Since there are only two candidate squares for a 6 remaining in block J and they have a relationship, we know where the 6 has to go.
Standard sudoku rules say that since we now have the complementary pair of 4/5 in J1 and J3, that row can't have either of those numbers elsewhere.
G3 is a 6.
This blocks out the right column of block D.
D1 is a 6.
Since there's a 6 nailed down in the leftmost column, the 6 in A1 is void.
Same standard progression. Only A8 can be a 6 so B9 can't be, forcing B2. Since no more dominoes will fall at this point, we need to look where the rest of the 6s could be placed.
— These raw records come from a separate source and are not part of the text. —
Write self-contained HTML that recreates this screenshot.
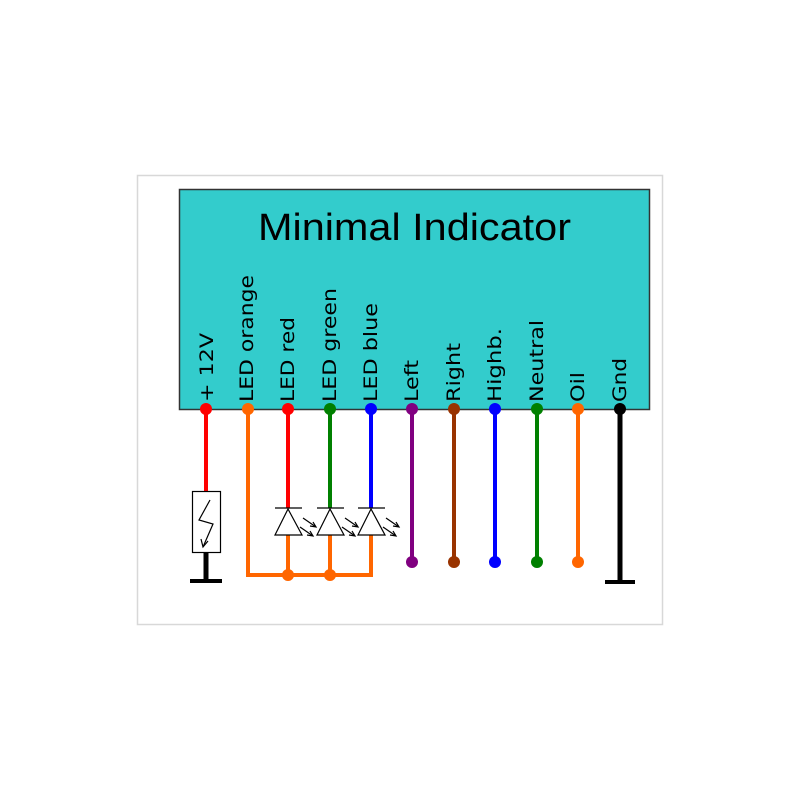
<!DOCTYPE html>
<html><head><style>body{margin:0;background:#fff}svg{display:block}</style></head><body>
<svg width="800" height="800" viewBox="0 0 800 800" xmlns="http://www.w3.org/2000/svg" font-family="DejaVu Sans, sans-serif">
<rect x="137.5" y="175.5" width="525" height="449" fill="#fff" stroke="#d8d8d8" stroke-width="1.5"/>
<rect x="179.5" y="189.5" width="470" height="220" fill="#33cccc" stroke="#333" stroke-width="1.5"/>
<text x="258" y="240" font-size="38" font-family="Liberation Sans, sans-serif" textLength="313" lengthAdjust="spacingAndGlyphs">Minimal Indicator</text>
<g font-size="19" fill="#000">
<text transform="translate(213,402) rotate(-90)" textLength="69" lengthAdjust="spacingAndGlyphs">+ 12V</text>
<text transform="translate(253,402) rotate(-90)" textLength="127" lengthAdjust="spacingAndGlyphs">LED orange</text>
<text transform="translate(294,402) rotate(-90)" textLength="85" lengthAdjust="spacingAndGlyphs">LED red</text>
<text transform="translate(336,402) rotate(-90)" textLength="114" lengthAdjust="spacingAndGlyphs">LED green</text>
<text transform="translate(377,402) rotate(-90)" textLength="99" lengthAdjust="spacingAndGlyphs">LED blue</text>
<text transform="translate(418,402) rotate(-90)" textLength="42" lengthAdjust="spacingAndGlyphs">Left</text>
<text transform="translate(460,402) rotate(-90)" textLength="59" lengthAdjust="spacingAndGlyphs">Right</text>
<text transform="translate(501,402) rotate(-90)" textLength="74" lengthAdjust="spacingAndGlyphs">Highb.</text>
<text transform="translate(543,402) rotate(-90)" textLength="82" lengthAdjust="spacingAndGlyphs">Neutral</text>
<text transform="translate(584,402) rotate(-90)" textLength="30" lengthAdjust="spacingAndGlyphs">Oil</text>
<text transform="translate(626,402) rotate(-90)" textLength="44" lengthAdjust="spacingAndGlyphs">Gnd</text>
</g>
<g stroke-width="4" fill="none">
<line x1="206" y1="409" x2="206" y2="492" stroke="#f00"/>
<line x1="206" y1="552" x2="206" y2="580" stroke="#000" stroke-width="5"/>
<line x1="190" y1="581" x2="222" y2="581" stroke="#000"/>
<polyline points="248,409 248,575 371,575 371,535" stroke="#ff6600"/>
<line x1="288" y1="535" x2="288" y2="575" stroke="#ff6600"/>
<line x1="330" y1="535" x2="330" y2="575" stroke="#ff6600"/>
<line x1="288" y1="409" x2="288" y2="508" stroke="#f00"/>
<line x1="330" y1="409" x2="330" y2="508" stroke="#008000"/>
<line x1="371" y1="409" x2="371" y2="508" stroke="#00f"/>
<line x1="412" y1="409" x2="412" y2="562" stroke="#800080"/>
<line x1="454" y1="409" x2="454" y2="562" stroke="#993300"/>
<line x1="495" y1="409" x2="495" y2="562" stroke="#00f"/>
<line x1="537" y1="409" x2="537" y2="562" stroke="#008000"/>
<line x1="578" y1="409" x2="578" y2="562" stroke="#ff6600"/>
<line x1="620" y1="409" x2="620" y2="581" stroke="#000" stroke-width="5"/>
<line x1="605" y1="582" x2="635" y2="582" stroke="#000"/>
</g>
<rect x="192.5" y="491.5" width="28" height="61" fill="#fff" stroke="#000" stroke-width="1.2"/>
<polyline points="210,500 199,520 213,524 203,547" fill="none" stroke="#000" stroke-width="1.2"/>
<polyline points="201,539 203,547 208,541" fill="none" stroke="#000" stroke-width="1.2"/>
<g stroke="#000" stroke-width="1.2" fill="#fff">
<g id="led">
<line x1="275" y1="508" x2="302" y2="508"/>
<polygon points="288,509 275,535 302,535"/>
<line x1="300" y1="527" x2="313" y2="536"/><polyline points="307,535 313,536 310,531" fill="none"/>
<line x1="303" y1="518" x2="316" y2="527"/><polyline points="310,526 316,527 313,522" fill="none"/>
</g>
<use href="#led" x="42"/>
<use href="#led" x="83"/>
</g>
<g>
<circle cx="206" cy="409" r="6" fill="#f00"/>
<circle cx="248" cy="409" r="6" fill="#ff6600"/>
<circle cx="288" cy="409" r="6" fill="#f00"/>
<circle cx="330" cy="409" r="6" fill="#008000"/>
<circle cx="371" cy="409" r="6" fill="#00f"/>
<circle cx="412" cy="409" r="6" fill="#800080"/>
<circle cx="454" cy="409" r="6" fill="#993300"/>
<circle cx="495" cy="409" r="6" fill="#00f"/>
<circle cx="537" cy="409" r="6" fill="#008000"/>
<circle cx="578" cy="409" r="6" fill="#ff6600"/>
<circle cx="620" cy="409" r="6" fill="#000"/>
<circle cx="412" cy="562" r="6" fill="#800080"/>
<circle cx="454" cy="562" r="6" fill="#993300"/>
<circle cx="495" cy="562" r="6" fill="#00f"/>
<circle cx="537" cy="562" r="6" fill="#008000"/>
<circle cx="578" cy="562" r="6" fill="#ff6600"/>
<circle cx="288" cy="575" r="6" fill="#ff6600"/>
<circle cx="330" cy="575" r="6" fill="#ff6600"/>
</g>
</svg>
</body></html>
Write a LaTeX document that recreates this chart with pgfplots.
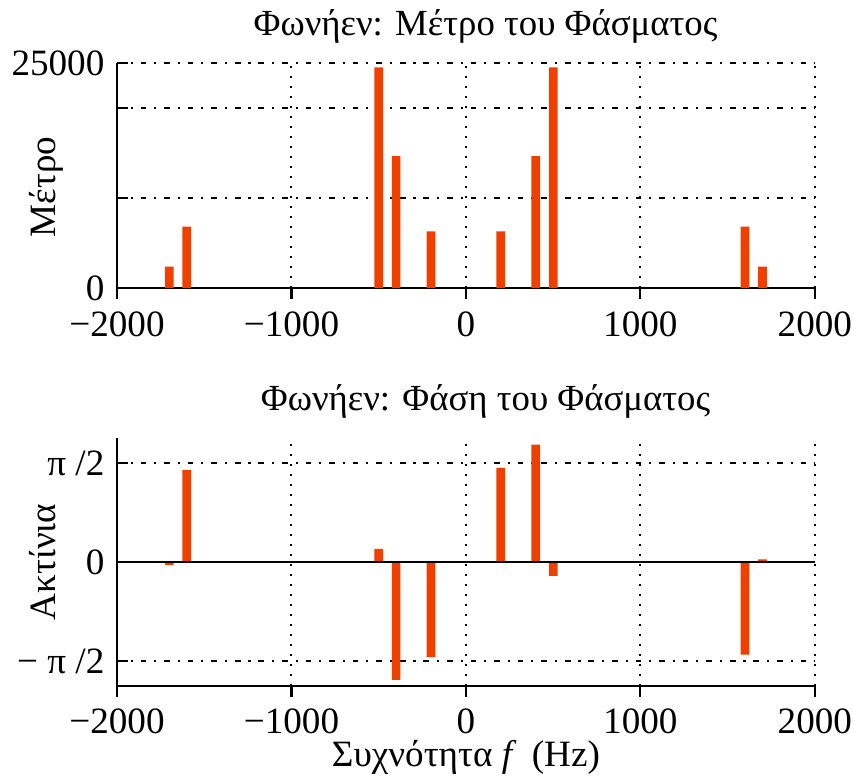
\documentclass[border=0pt]{standalone}
\usepackage{pgfplots}
\pgfplotsset{compat=1.18}
\usepackage{fontspec}
\setmainfont{Liberation Serif}
\definecolor{barc}{RGB}{240,64,0}
\pgfplotsset{
  common/.style={
    scale only axis, width=195.4pt,
    xmin=-2000, xmax=2000,
    axis x line*=bottom, axis y line*=left,
    axis line style={line width=0.7pt, -},
    xtick={-2000,-1000,0,1000,2000},
    xticklabels={−2000,−1000,0,1000,2000},
    tick align=inside, major tick length=3pt,
    tick style={black, line width=0.6pt},
    grid=major,
    x grid style={black, line width=0.55pt, dash pattern=on 0.6pt off 2.2pt},
    y grid style={black, line width=0.55pt, dash pattern=on 1.6pt off 2.2pt on 0.6pt off 2.2pt},
    tick label style={font=\fontsize{10.4}{12}\selectfont},
    label style={font=\fontsize{10.4}{12}\selectfont},
    title style={font=\fontsize{10.3}{12}\selectfont, yshift=-4pt, xshift=5.5pt},
    ylabel style={at={(axis description cs:-0.0875,0.5)}, anchor=base, rotate=0},
    /pgf/number format/assume math mode=true,
    ybar, bar shift=0pt, bar width=50,
  }
}
\begin{document}
\begin{tikzpicture}
\useasboundingbox (-32.76pt,-136.92pt) rectangle (206.36pt,80.64pt);
\begin{axis}[common,
  at={(0,0)}, anchor=south west,
  height=63pt,
  ymin=0, ymax=25000,
  ytick={0,10000,20000,25000},
  yticklabels={0,,,25000},
  scaled y ticks=false,
  title={Φωνήεν: Μέτρο του Φάσματος},
  ylabel={Μέτρο},
  ylabel style={at={(axis description cs:-0.0875,0.45)}},
]
\addplot[fill=barc, draw=none] coordinates {
(-1700,2367) (-1600,6811) (-500,24511) (-400,14667) (-200,6289)
(200,6289) (400,14667) (500,24511) (1600,6811) (1700,2367)};
\end{axis}
\begin{axis}[common,
  at={(0,-42pt)}, anchor=north west,
  height=69.4pt,
  ymin=-1.967, ymax=1.967,
  ytick={-1.5708,0,1.5708},
  yticklabels={− π /2,0,π /2},
  title={Φωνήεν: Φάση του Φάσματος},
  ylabel={Ακτίνια},
  xlabel={Συχνότητα \textit{f}\, (Hz)},
  xlabel style={at={(axis description cs:0.5,-0.327)}, anchor=base},
]
\addplot[fill=barc, draw=none] coordinates {
(-1700,-0.05) (-1600,1.456) (-500,0.207) (-400,-1.871) (-200,-1.51)
(200,1.494) (400,1.861) (500,-0.223) (1600,-1.472) (1700,0.04)};
\addplot[sharp plot, black, line width=0.7pt] coordinates {(-2000,0) (2000,0)};
\end{axis}
\end{tikzpicture}
\end{document}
The 6 in D1 takes out the top row for the middle row of blocks, leaving only two candidates in block F with a clear relationship. The rest of the 6s can now be placed.
The rest of the 6s are placed and there's only 4 and 5 to contend with. In almost every block they're dissociated, except in D where they have a relationship.
That greater than sign forces the 5 into D6 and the 4 into D9.
Now that we've got one 4 and 5, the rest should fall into place.
That's pretty much how all the "Greater Than" sudokus work. At higher levels there are more open candidates, and techniques learned from normal, extremely difficult sudokus (like uniqueness) are required, but that's it in a nutshell. This was a "Moderate" puzzle. If there's a demand I can do this for a difficult one, minus a lot of the baby steps.
Graphics done with paint.net which was only mildly infuriating at times.
Preparing this for blogger with the tiny edit window was the real pain.